Significant 3Q12 losses were largely a function of the company's patent loss on
its top-selling pharmaceutical Zyprexa in 2011. According to Eli Lilly, the drug
once recorded annual sales of over $5.0 billion, but sales during 3Q12 totaled a
mere fraction of that number at $374.5 million. In the first nine months of
2012, sales decreased by more than $2.5 billion.
We remain highly concerned about the company's ability to counter the negative
effects on earnings and cash flows from a patent cliff that accelerates with the
loss of market protection for its top-selling antidepressant, Cymbalta, in
December 2013. By then, Cymbalta will be Eli Lilly's best-selling product,
generating well over $5 billion in revenues. Additionally, the company loses
market protection next year on Humalog, another of its top-selling drugs.
We believe the company has sufficient margin flexibility under the current
rating in 2012 and 2013, but deterioration in financial flexibility due to
margin erosion in 2014 as a result of losses from the Cymbalta and Humalog
patents could potentially place additional pressure on the company's credit
profile resulting in a review of its 'A' IDR. Free cash flow (FCF) generation is
expected to remain indicative of the current rating, with FCF margin greater
than 10% until the potential lapses of Cymbalta and Humalog.
Along with a potential deterioration of financial flexibility, an increased
focus on shareholder returns as a use of cash could pressure ratings through
2014. The recent resumption of share repurchases after a long pause in activity
and the potential for incremental dividends show a shift in focus that may
strain Eli Lilly's ability to address $1 billion of debt maturing in March 2014.

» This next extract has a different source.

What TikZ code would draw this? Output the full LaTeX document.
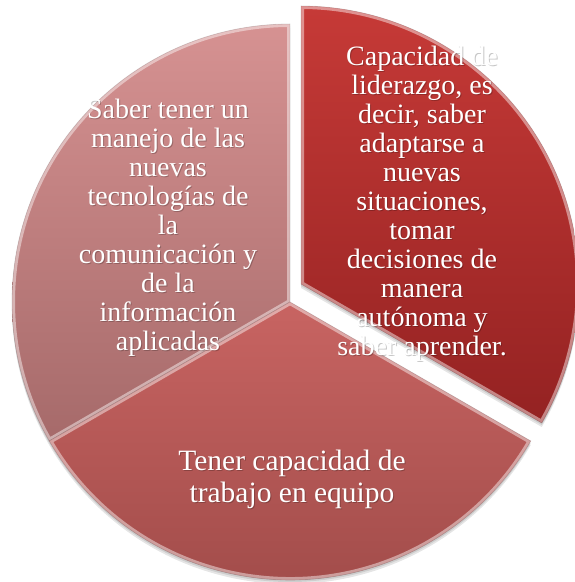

We maintain the company's ability to mitigate the impact of key drug patent
expiration relies on a combination of successful commercialization of the
late-stage research and development pipeline, continued debt reduction, and
significant proactive cost control. Eli Lilly has several late-stage studies
underway, including those for a broad diabetes portfolio, and we will continue
to monitor its research and development pipeline.